Donegal's Magee reveals battles with anxiety and alcohol
Donegal's 2012 All-Ireland winner Eamon McGee has opened up on his former struggles with anxiety, panic attacks and alcohol.
McGee, who announced his inter-county retirement last year, was speaking with former Cavan goalkeeper Alan O'Mara on the latest Real Talks podcast.
McGee admits that he was "renowned more as a partier than a footballer" for a period during the 2000s.
He made his Donegal senior debut in '04 but found it difficult to adapt to life as an inter-county footballer, explaining: "I think it was apparent that I struggled off the field and, as a result of that, I struggled on the field, too.
"For me, it was just culture at the time. The lads all enjoyed the pints, didn't take things too seriously.
"It suited me but none of the lads suffered from anxiety attacks or panic attacks or they didn't develop a dangerous relationship with alcohol.
"That was part of what happened to me. All them lads grew out of that, I never grew out of that phase then.
"A big enough social scene was a big part of it and unfortunately, I had other things going on in the background, too. It was just a bad combination. It wasn't conducive to an elite athlete.
"For me, buses was a big one. I'm sitting on the bus sweating, on the way to college. You don't want anyone else to know. You're jittery, it was a wild struggle to hide it. You're thinking you're going to die here, you're going to have a heart attack on a bus. It's tight stuff."
McGee also reveals how he was "sceptical" about Jim McGuinness, following the All-Ireland-winning manager's appointment in 2010.
The defender explains how he went drinking after meeting McGuinness first, and was then dropped.
He said: "When came in initially, he's on about winning All-Irelands. I was very sceptical of him, he dropped me from the panel for the first few months because from my initial meeting with him, I says 'Jesus, I'm away for a few pints here'. He got word of it, he said, 'I don't like this, this is the old Donegal, this isn't the Donegal I want to be part of'.
"He dropped me, thankfully he asked me back but the Donegal team, pre-Jim, and the Donegal team I ended up with, they're two totally different animals. Night and day, polar opposites."

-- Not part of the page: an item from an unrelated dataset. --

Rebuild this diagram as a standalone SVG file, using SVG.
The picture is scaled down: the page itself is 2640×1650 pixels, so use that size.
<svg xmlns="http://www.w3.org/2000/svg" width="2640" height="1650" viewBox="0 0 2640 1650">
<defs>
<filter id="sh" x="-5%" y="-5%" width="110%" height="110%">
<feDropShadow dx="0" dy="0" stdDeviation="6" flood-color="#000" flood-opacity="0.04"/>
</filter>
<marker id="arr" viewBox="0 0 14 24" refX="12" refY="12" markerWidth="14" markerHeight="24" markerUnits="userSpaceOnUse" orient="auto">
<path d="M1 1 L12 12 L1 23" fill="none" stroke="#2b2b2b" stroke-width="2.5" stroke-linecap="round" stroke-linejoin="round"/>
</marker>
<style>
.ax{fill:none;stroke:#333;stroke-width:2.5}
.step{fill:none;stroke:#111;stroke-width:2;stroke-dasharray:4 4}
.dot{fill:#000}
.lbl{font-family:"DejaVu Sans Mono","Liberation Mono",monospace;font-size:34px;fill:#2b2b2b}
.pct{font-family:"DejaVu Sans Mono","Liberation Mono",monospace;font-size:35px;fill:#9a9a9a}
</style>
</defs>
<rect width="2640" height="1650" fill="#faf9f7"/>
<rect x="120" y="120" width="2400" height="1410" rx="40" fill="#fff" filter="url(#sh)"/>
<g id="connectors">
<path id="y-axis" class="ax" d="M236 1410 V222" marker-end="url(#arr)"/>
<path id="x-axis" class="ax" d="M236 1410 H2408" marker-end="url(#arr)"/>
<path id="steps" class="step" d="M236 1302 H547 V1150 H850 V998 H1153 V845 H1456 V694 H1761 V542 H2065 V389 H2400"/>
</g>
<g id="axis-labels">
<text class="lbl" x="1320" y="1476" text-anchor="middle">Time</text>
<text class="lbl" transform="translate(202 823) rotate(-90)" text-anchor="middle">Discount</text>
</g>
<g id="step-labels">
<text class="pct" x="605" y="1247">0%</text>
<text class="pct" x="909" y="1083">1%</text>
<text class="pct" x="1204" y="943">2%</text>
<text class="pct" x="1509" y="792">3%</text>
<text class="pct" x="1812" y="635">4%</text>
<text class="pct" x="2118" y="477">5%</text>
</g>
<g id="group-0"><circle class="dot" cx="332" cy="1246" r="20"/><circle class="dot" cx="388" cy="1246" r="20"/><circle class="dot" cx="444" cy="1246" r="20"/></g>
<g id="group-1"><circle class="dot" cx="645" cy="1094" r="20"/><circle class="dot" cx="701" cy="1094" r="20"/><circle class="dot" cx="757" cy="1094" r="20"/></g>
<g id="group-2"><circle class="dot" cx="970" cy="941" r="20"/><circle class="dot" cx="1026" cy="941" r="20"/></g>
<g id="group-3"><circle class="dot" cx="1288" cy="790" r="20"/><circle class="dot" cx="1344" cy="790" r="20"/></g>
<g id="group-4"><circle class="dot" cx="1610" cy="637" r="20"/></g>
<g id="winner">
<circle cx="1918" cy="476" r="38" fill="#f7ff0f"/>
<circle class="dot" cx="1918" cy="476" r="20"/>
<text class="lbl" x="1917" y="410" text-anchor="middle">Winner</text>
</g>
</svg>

Last August, McGee called time on an inter-county career that spanned 13 years and admits that he struggled to fill the void for a period after that.
He reflects: "Life's good now. When I retired, I probably didn't really know the massive decision I'd made. It wasn't until about two or three months afterwards, I went through a downer, whatever you want to call it.
"I was in bad form, I struggled with that whole identity as a Gaelic footballer and an athlete. I think that happens to everybody. Some people have the tools to deal with it better than others. I'm in a far better spot (now)."
McGee also speaks about the adjustment to life after inter-county football.
"Small things, you're paying for your gym membership. It was the first time in 15 years I had to pay for a pair of shorts."
At the end of that difficult spell following his retirement, McGee freely admits that "I was a nightmare to live with."
He added: "From an early stage of my career, I struggled in terms of the mental health side of it. I made a lot of wrong decisions.
"I thought I had come through that but I could see old behaviours coming back. I had to go back to the tools that I had acquired during that time and try to work my way out of it. But for two months I did nothing, I didn't fill the void, I've already filled it with old habits, bad habits.
"I probably reverted back to… not completely… but parts of me, old behaviours creeping up.
"Joanne (his partner) had to pull me up and said 'listen, you go back and do something in the gym' or 'you get back and do what got you into good form in the first place'.
"You have to try and fill that void but me being me, I didn't listen to her at the start. I knew it all. The form got bad, I had to try and get a more balanced lifestyle here. I got back to using those tools I had acquired."